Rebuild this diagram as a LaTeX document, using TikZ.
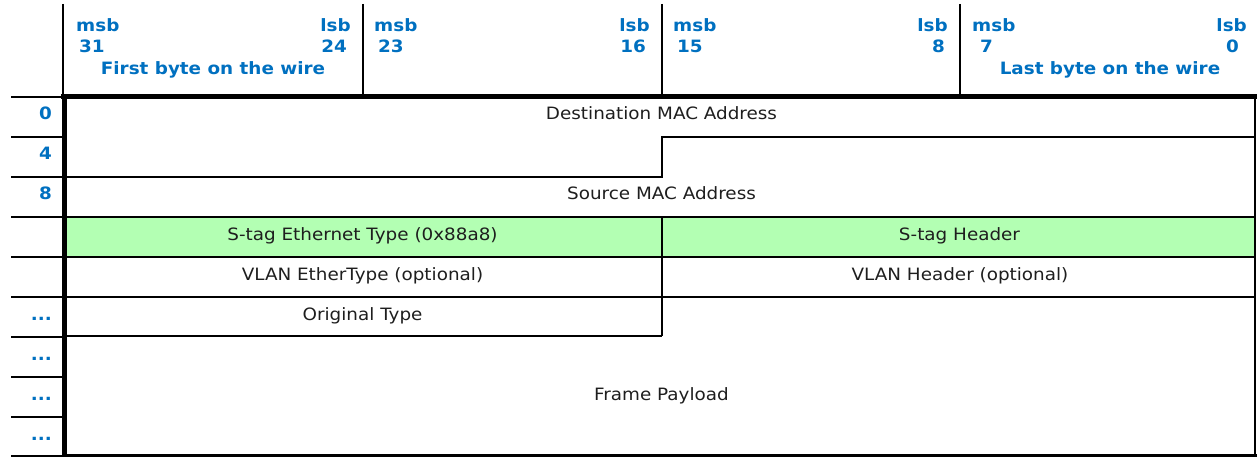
\documentclass[tikz,border=0pt]{standalone}
\usepackage{fontspec}
\setmainfont{DejaVu Sans}
\newfontfamily\fieldfam[FakeStretch=1.08]{DejaVu Sans}
\newcommand\fieldfont{\fieldfam\fontsize{17}{20}\selectfont}
\newcommand\hdrfont{\fieldfam\bfseries\fontsize{17}{20}\selectfont}
\definecolor{hdrblue}{RGB}{0,112,192}
\definecolor{sgreen}{RGB}{179,255,179}
\definecolor{fieldink}{RGB}{30,30,30}
\begin{document}
\begin{tikzpicture}[x=1pt,y=-1pt,
  rule/.style={line width=2pt},
  heavy/.style={line width=5pt},
  bodytxt/.style={font=\fieldfont, text=fieldink, inner sep=0pt, anchor=base},
  hdrtxt/.style={font=\hdrfont, text=hdrblue, inner sep=0pt},
]
\useasboundingbox (0,0) rectangle (1257,457);
% green S-tag row
\fill[sgreen] (64,217) rectangle (1255,257);
% header column separators
\foreach \x in {63,363,662,960} \draw[rule] (\x,4) -- (\x,95);
% left offset column rules
\foreach \y in {137,177,...,417} \draw[rule] (11,\y) -- (62,\y);
\draw[rule] (11,97) -- (62,97);
\draw[rule] (11,456) -- (62,456);
% field boundaries
\draw[rule] (64,177) -- (662,177) -- (662,137) -- (1256,137);
\foreach \y in {217,257,297} \draw[rule] (64,\y) -- (1256,\y);
\draw[rule] (662,217) -- (662,336);
\draw[rule] (64,336) -- (662,336);
\draw[rule] (1255,97) -- (1255,455);
\draw[line width=3pt] (62,455) -- (1257,455);
% heavy frame
\draw[heavy] (61,96.5) -- (1257,96.5);
\draw[heavy] (64,94) -- (64,456.5);

% header texts
\node[hdrtxt, anchor=base west] (msbA) at (76,32) {msb};
\node[hdrtxt, anchor=base east] (lsbA) at (351,32) {lsb};
\node[hdrtxt, anchor=base west] (hiA) at (79,53) {31};
\node[hdrtxt, anchor=base east] (loA) at (347,53) {24};
\node[hdrtxt, anchor=base] (firstbyte) at (213,75) {First byte on the wire};

\node[hdrtxt, anchor=base west] (msbB) at (374,32) {msb};
\node[hdrtxt, anchor=base east] (lsbB) at (650,32) {lsb};
\node[hdrtxt, anchor=base west] (hiB) at (378,53) {23};
\node[hdrtxt, anchor=base east] (loB) at (646,53) {16};

\node[hdrtxt, anchor=base west] (msbC) at (673,32) {msb};
\node[hdrtxt, anchor=base east] (lsbC) at (948,32) {lsb};
\node[hdrtxt, anchor=base west] (hiC) at (677,53) {15};
\node[hdrtxt, anchor=base east] (loC) at (945,53) {8};

\node[hdrtxt, anchor=base west] (msbD) at (972,32) {msb};
\node[hdrtxt, anchor=base east] (lsbD) at (1247,32) {lsb};
\node[hdrtxt, anchor=base west] (hiD) at (980,53) {7};
\node[hdrtxt, anchor=base east] (loD) at (1239,53) {0};
\node[hdrtxt, anchor=base] (lastbyte) at (1110,75) {Last byte on the wire};

% offsets
\node[hdrtxt, anchor=base east] (off0) at (52,120) {0};
\node[hdrtxt, anchor=base east] (off4) at (52,160) {4};
\node[hdrtxt, anchor=base east] (off8) at (52,200) {8};
\node[hdrtxt, anchor=base east] (offa) at (52,320) {...};
\node[hdrtxt, anchor=base east] (offb) at (52,360) {...};
\node[hdrtxt, anchor=base east] (offc) at (52,400) {...};
\node[hdrtxt, anchor=base east] (offd) at (52,440) {...};

% fields
\node[bodytxt] (dstmac) at (661.5,120) {Destination MAC Address};
\node[bodytxt] (srcmac) at (661.5,200) {Source MAC Address};
\node[bodytxt] (stagtype) at (362.5,240) {S-tag Ethernet Type (0x88a8)};
\node[bodytxt] (staghdr) at (959.5,240) {S-tag Header};
\node[bodytxt] (vlantype) at (362.5,280) {VLAN EtherType (optional)};
\node[bodytxt] (vlanhdr) at (960,280) {VLAN Header (optional)};
\node[bodytxt] (origtype) at (362.5,320) {Original Type};
\node[bodytxt] (payload) at (661.5,400) {Frame Payload};
\end{tikzpicture}
\end{document}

----------------

- [GIVEN EXERCISE] Write out the whole listing exactly, and drop the pictures.

- [RESPONSE TO THE TASK]
Rebuild this diagram as a LaTeX document, using TikZ.
\documentclass[tikz,border=0pt]{standalone}
\usepackage{fontspec}
\setmainfont{DejaVu Sans}
\newfontfamily\fieldfam[FakeStretch=1.08]{DejaVu Sans}
\newcommand\fieldfont{\fieldfam\fontsize{17}{20}\selectfont}
\newcommand\hdrfont{\fieldfam\bfseries\fontsize{17}{20}\selectfont}
\definecolor{hdrblue}{RGB}{0,112,192}
\definecolor{sgreen}{RGB}{179,255,179}
\definecolor{fieldink}{RGB}{30,30,30}
\begin{document}
\begin{tikzpicture}[x=1pt,y=-1pt,
  rule/.style={line width=2pt},
  heavy/.style={line width=5pt},
  bodytxt/.style={font=\fieldfont, text=fieldink, inner sep=0pt, anchor=base},
  hdrtxt/.style={font=\hdrfont, text=hdrblue, inner sep=0pt},
]
\useasboundingbox (0,0) rectangle (1257,457);
% green S-tag row
\fill[sgreen] (64,217) rectangle (1255,257);
% header column separators
\foreach \x in {63,363,662,960} \draw[rule] (\x,4) -- (\x,95);
% left offset column rules
\foreach \y in {137,177,...,417} \draw[rule] (11,\y) -- (62,\y);
\draw[rule] (11,97) -- (62,97);
\draw[rule] (11,456) -- (62,456);
% field boundaries
\draw[rule] (64,177) -- (662,177) -- (662,137) -- (1256,137);
\foreach \y in {217,257,297} \draw[rule] (64,\y) -- (1256,\y);
\draw[rule] (662,217) -- (662,336);
\draw[rule] (64,336) -- (662,336);
\draw[rule] (1255,97) -- (1255,455);
\draw[line width=3pt] (62,455) -- (1257,455);
% heavy frame
\draw[heavy] (61,96.5) -- (1257,96.5);
\draw[heavy] (64,94) -- (64,456.5);

% header texts
\node[hdrtxt, anchor=base west] (msbA) at (76,32) {msb};
\node[hdrtxt, anchor=base east] (lsbA) at (351,32) {lsb};
\node[hdrtxt, anchor=base west] (hiA) at (79,53) {31};
\node[hdrtxt, anchor=base east] (loA) at (347,53) {24};
\node[hdrtxt, anchor=base] (firstbyte) at (213,75) {First byte on the wire};

\node[hdrtxt, anchor=base west] (msbB) at (374,32) {msb};
\node[hdrtxt, anchor=base east] (lsbB) at (650,32) {lsb};
\node[hdrtxt, anchor=base west] (hiB) at (378,53) {23};
\node[hdrtxt, anchor=base east] (loB) at (646,53) {16};

\node[hdrtxt, anchor=base west] (msbC) at (673,32) {msb};
\node[hdrtxt, anchor=base east] (lsbC) at (948,32) {lsb};
\node[hdrtxt, anchor=base west] (hiC) at (677,53) {15};
\node[hdrtxt, anchor=base east] (loC) at (945,53) {8};

\node[hdrtxt, anchor=base west] (msbD) at (972,32) {msb};
\node[hdrtxt, anchor=base east] (lsbD) at (1247,32) {lsb};
\node[hdrtxt, anchor=base west] (hiD) at (980,53) {7};
\node[hdrtxt, anchor=base east] (loD) at (1239,53) {0};
\node[hdrtxt, anchor=base] (lastbyte) at (1110,75) {Last byte on the wire};

% offsets
\node[hdrtxt, anchor=base east] (off0) at (52,120) {0};
\node[hdrtxt, anchor=base east] (off4) at (52,160) {4};
\node[hdrtxt, anchor=base east] (off8) at (52,200) {8};
\node[hdrtxt, anchor=base east] (offa) at (52,320) {...};
\node[hdrtxt, anchor=base east] (offb) at (52,360) {...};
\node[hdrtxt, anchor=base east] (offc) at (52,400) {...};
\node[hdrtxt, anchor=base east] (offd) at (52,440) {...};

% fields
\node[bodytxt] (dstmac) at (661.5,120) {Destination MAC Address};
\node[bodytxt] (srcmac) at (661.5,200) {Source MAC Address};
\node[bodytxt] (stagtype) at (362.5,240) {S-tag Ethernet Type (0x88a8)};
\node[bodytxt] (staghdr) at (959.5,240) {S-tag Header};
\node[bodytxt] (vlantype) at (362.5,280) {VLAN EtherType (optional)};
\node[bodytxt] (vlanhdr) at (960,280) {VLAN Header (optional)};
\node[bodytxt] (origtype) at (362.5,320) {Original Type};
\node[bodytxt] (payload) at (661.5,400) {Frame Payload};
\end{tikzpicture}
\end{document}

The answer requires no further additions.